Exclude images, then output the remaining data verbatim.
━━━━━ Data provided
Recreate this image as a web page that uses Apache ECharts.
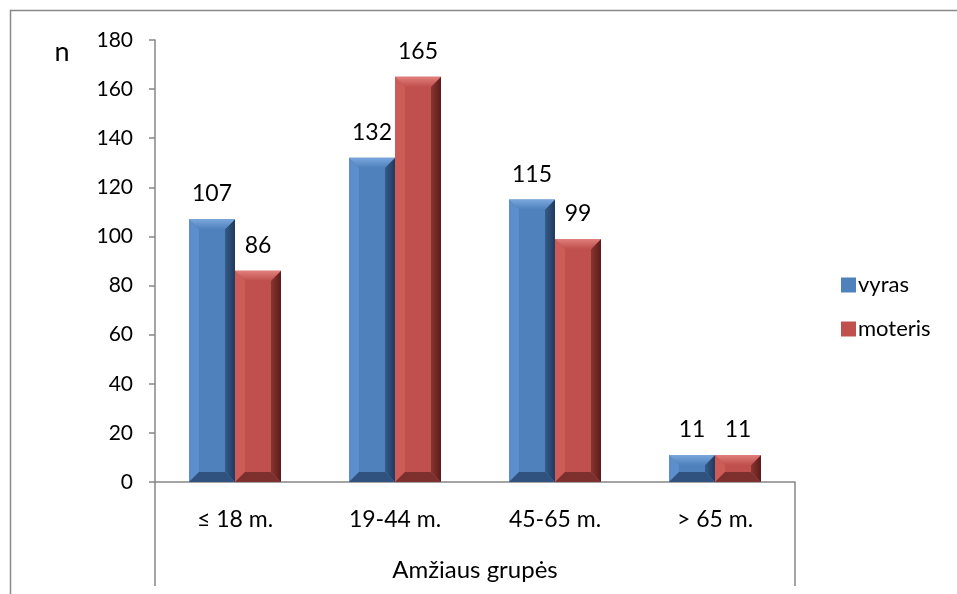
<!DOCTYPE html>
<html>
<head>
<meta charset="utf-8">
<script src="https://cdn.jsdelivr.net/npm/echarts@6/dist/echarts.min.js"></script>
<style>
  html, body { margin: 0; padding: 0; background: #fff; }
  #chart { width: 957px; height: 594px; }
</style>
</head>
<body>
<div id="chart"></div>
<script>
// Age groups and counts by sex
const categories = ['≤ 18 m.', '19-44 m.', '45-65 m.', '> 65 m.'];
const vyras = [107, 132, 115, 11];
const moteris = [86, 165, 99, 11];
const yTicks = { min: 0, max: 180, interval: 20 };

const FONT = 'Lato, "Open Sans", sans-serif';
const BAR_W = 46;

// Bevelled bar palettes
const palettes = {
  vyras:   { face: '#4F81BD', top: '#7aa6dc', left: '#5b8ecb', right: '#1f3a5c', rightMid: '#355b88', bottom: '#2f527e' },
  moteris: { face: '#C0504D', top: '#e07f7c', left: '#cd5c59', right: '#5a1c1a', rightMid: '#8a3532', bottom: '#7e302e' }
};

function bevelBar(pal, offset) {
  return function (params, api) {
    const v = api.value(1);
    const base = api.coord([api.value(0), 0]);
    const top = api.coord([api.value(0), v]);
    const x0 = top[0] + offset - BAR_W / 2;
    const x1 = x0 + BAR_W;
    const y0 = top[1];
    const y1 = base[1];
    const h = y1 - y0;
    const b = Math.min(10, h / 2);
    const children = [
      { type: 'rect', shape: { x: x0, y: y0, width: BAR_W, height: h }, style: { fill: pal.face } },
      { type: 'polygon', shape: { points: [[x0, y0], [x0 + b, y0 + b], [x0 + b, y1 - b], [x0, y1]] }, style: { fill: pal.left } },
      { type: 'polygon', shape: { points: [[x1, y0], [x1, y1], [x1 - b, y1 - b], [x1 - b, y0 + b]] },
        style: { fill: new echarts.graphic.LinearGradient(0, 0, 1, 0, [{ offset: 0, color: pal.rightMid }, { offset: 1, color: pal.right }]) } },
      { type: 'polygon', shape: { points: [[x0, y1], [x1, y1], [x1 - b, y1 - b], [x0 + b, y1 - b]] }, style: { fill: pal.bottom } },
      { type: 'polygon', shape: { points: [[x0, y0], [x1, y0], [x1 - b, y0 + b], [x0 + b, y0 + b]] },
        style: { fill: new echarts.graphic.LinearGradient(0, 0, 0, 1, [{ offset: 0, color: pal.top }, { offset: 1, color: pal.face }]) } },
      { type: 'text', style: { text: String(v), x: (x0 + x1) / 2, y: y0 - 14, align: 'center', verticalAlign: 'bottom',
          fill: '#000', font: '23px ' + FONT } }
    ];
    return { type: 'group', children: children };
  };
}

const chart = echarts.init(document.getElementById('chart'), null, { renderer: 'canvas' });

const gridLeft = 155, gridTop = 40, gridRight = 957 - 795, gridBottom = 594 - 482;

chart.setOption({
  animation: false,
  textStyle: { fontFamily: FONT },
  grid: { left: gridLeft, top: gridTop, right: gridRight, bottom: gridBottom, containLabel: false },
  legend: {
    orient: 'vertical', left: 836, top: 269, itemGap: 22,
    itemWidth: 15, itemHeight: 15, icon: 'rect',
    textStyle: { fontSize: 22, color: '#000', fontFamily: FONT, padding: [0, 0, 0, -3] },
    data: ['vyras', 'moteris']
  },
  xAxis: {
    type: 'category', data: categories,
    name: 'Amžiaus grupės', nameLocation: 'middle', nameGap: 76,
    nameTextStyle: { fontSize: 24, color: '#000', fontFamily: FONT },
    axisLine: { lineStyle: { color: '#868686', width: 1.5 } },
    axisTick: { show: false },
    axisLabel: { fontSize: 23, color: '#000', margin: 26, fontFamily: FONT }
  },
  yAxis: {
    type: 'value', min: yTicks.min, max: yTicks.max, interval: yTicks.interval,
    name: 'n', nameLocation: 'end', nameGap: 0,
    nameTextStyle: { fontSize: 27, color: '#000', fontFamily: FONT, align: 'center', padding: [0, 0, -26, -186] },
    axisLine: { show: true, lineStyle: { color: '#868686', width: 1.5 } },
    axisTick: { show: true, length: 6, lineStyle: { color: '#868686', width: 1.5 } },
    axisLabel: { fontSize: 21, color: '#000', margin: 22, fontFamily: FONT },
    splitLine: { show: false }
  },
  series: [
    { name: 'vyras', type: 'custom', itemStyle: { color: palettes.vyras.face },
      renderItem: bevelBar(palettes.vyras, -BAR_W / 2),
      data: vyras.map((v, i) => [i, v]), encode: { x: 0, y: 1 } },
    { name: 'moteris', type: 'custom', itemStyle: { color: palettes.moteris.face },
      renderItem: bevelBar(palettes.moteris, BAR_W / 2),
      data: moteris.map((v, i) => [i, v]), encode: { x: 0, y: 1 } }
  ],
  graphic: [
    // outer chart frame
    { type: 'rect', shape: { x: 10.5, y: 10.5, width: 1000, height: 700 }, style: { fill: 'none', stroke: '#898989', lineWidth: 1.5 }, silent: true },
    // category-area side rules below the axis
    { type: 'line', shape: { x1: 155, y1: 482, x2: 155, y2: 586 }, style: { stroke: '#868686', lineWidth: 1.5 }, silent: true },
    { type: 'line', shape: { x1: 795, y1: 482, x2: 795, y2: 586 }, style: { stroke: '#868686', lineWidth: 1.5 }, silent: true }
  ]
});
</script>
</body>
</html>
━━━━━━━━━━
Task response:
Recreate this image as a web page that uses Apache ECharts.
<!DOCTYPE html>
<html>
<head>
<meta charset="utf-8">
<script src="https://cdn.jsdelivr.net/npm/echarts@6/dist/echarts.min.js"></script>
<style>
  html, body { margin: 0; padding: 0; background: #fff; }
  #chart { width: 957px; height: 594px; }
</style>
</head>
<body>
<div id="chart"></div>
<script>
// Age groups and counts by sex
const categories = ['≤ 18 m.', '19-44 m.', '45-65 m.', '> 65 m.'];
const vyras = [107, 132, 115, 11];
const moteris = [86, 165, 99, 11];
const yTicks = { min: 0, max: 180, interval: 20 };

const FONT = 'Lato, "Open Sans", sans-serif';
const BAR_W = 46;

// Bevelled bar palettes
const palettes = {
  vyras:   { face: '#4F81BD', top: '#7aa6dc', left: '#5b8ecb', right: '#1f3a5c', rightMid: '#355b88', bottom: '#2f527e' },
  moteris: { face: '#C0504D', top: '#e07f7c', left: '#cd5c59', right: '#5a1c1a', rightMid: '#8a3532', bottom: '#7e302e' }
};

function bevelBar(pal, offset) {
  return function (params, api) {
    const v = api.value(1);
    const base = api.coord([api.value(0), 0]);
    const top = api.coord([api.value(0), v]);
    const x0 = top[0] + offset - BAR_W / 2;
    const x1 = x0 + BAR_W;
    const y0 = top[1];
    const y1 = base[1];
    const h = y1 - y0;
    const b = Math.min(10, h / 2);
    const children = [
      { type: 'rect', shape: { x: x0, y: y0, width: BAR_W, height: h }, style: { fill: pal.face } },
      { type: 'polygon', shape: { points: [[x0, y0], [x0 + b, y0 + b], [x0 + b, y1 - b], [x0, y1]] }, style: { fill: pal.left } },
      { type: 'polygon', shape: { points: [[x1, y0], [x1, y1], [x1 - b, y1 - b], [x1 - b, y0 + b]] },
        style: { fill: new echarts.graphic.LinearGradient(0, 0, 1, 0, [{ offset: 0, color: pal.rightMid }, { offset: 1, color: pal.right }]) } },
      { type: 'polygon', shape: { points: [[x0, y1], [x1, y1], [x1 - b, y1 - b], [x0 + b, y1 - b]] }, style: { fill: pal.bottom } },
      { type: 'polygon', shape: { points: [[x0, y0], [x1, y0], [x1 - b, y0 + b], [x0 + b, y0 + b]] },
        style: { fill: new echarts.graphic.LinearGradient(0, 0, 0, 1, [{ offset: 0, color: pal.top }, { offset: 1, color: pal.face }]) } },
      { type: 'text', style: { text: String(v), x: (x0 + x1) / 2, y: y0 - 14, align: 'center', verticalAlign: 'bottom',
          fill: '#000', font: '23px ' + FONT } }
    ];
    return { type: 'group', children: children };
  };
}

const chart = echarts.init(document.getElementById('chart'), null, { renderer: 'canvas' });

const gridLeft = 155, gridTop = 40, gridRight = 957 - 795, gridBottom = 594 - 482;

chart.setOption({
  animation: false,
  textStyle: { fontFamily: FONT },
  grid: { left: gridLeft, top: gridTop, right: gridRight, bottom: gridBottom, containLabel: false },
  legend: {
    orient: 'vertical', left: 836, top: 269, itemGap: 22,
    itemWidth: 15, itemHeight: 15, icon: 'rect',
    textStyle: { fontSize: 22, color: '#000', fontFamily: FONT, padding: [0, 0, 0, -3] },
    data: ['vyras', 'moteris']
  },
  xAxis: {
    type: 'category', data: categories,
    name: 'Amžiaus grupės', nameLocation: 'middle', nameGap: 76,
    nameTextStyle: { fontSize: 24, color: '#000', fontFamily: FONT },
    axisLine: { lineStyle: { color: '#868686', width: 1.5 } },
    axisTick: { show: false },
    axisLabel: { fontSize: 23, color: '#000', margin: 26, fontFamily: FONT }
  },
  yAxis: {
    type: 'value', min: yTicks.min, max: yTicks.max, interval: yTicks.interval,
    name: 'n', nameLocation: 'end', nameGap: 0,
    nameTextStyle: { fontSize: 27, color: '#000', fontFamily: FONT, align: 'center', padding: [0, 0, -26, -186] },
    axisLine: { show: true, lineStyle: { color: '#868686', width: 1.5 } },
    axisTick: { show: true, length: 6, lineStyle: { color: '#868686', width: 1.5 } },
    axisLabel: { fontSize: 21, color: '#000', margin: 22, fontFamily: FONT },
    splitLine: { show: false }
  },
  series: [
    { name: 'vyras', type: 'custom', itemStyle: { color: palettes.vyras.face },
      renderItem: bevelBar(palettes.vyras, -BAR_W / 2),
      data: vyras.map((v, i) => [i, v]), encode: { x: 0, y: 1 } },
    { name: 'moteris', type: 'custom', itemStyle: { color: palettes.moteris.face },
      renderItem: bevelBar(palettes.moteris, BAR_W / 2),
      data: moteris.map((v, i) => [i, v]), encode: { x: 0, y: 1 } }
  ],
  graphic: [
    // outer chart frame
    { type: 'rect', shape: { x: 10.5, y: 10.5, width: 1000, height: 700 }, style: { fill: 'none', stroke: '#898989', lineWidth: 1.5 }, silent: true },
    // category-area side rules below the axis
    { type: 'line', shape: { x1: 155, y1: 482, x2: 155, y2: 586 }, style: { stroke: '#868686', lineWidth: 1.5 }, silent: true },
    { type: 'line', shape: { x1: 795, y1: 482, x2: 795, y2: 586 }, style: { stroke: '#868686', lineWidth: 1.5 }, silent: true }
  ]
});
</script>
</body>
</html>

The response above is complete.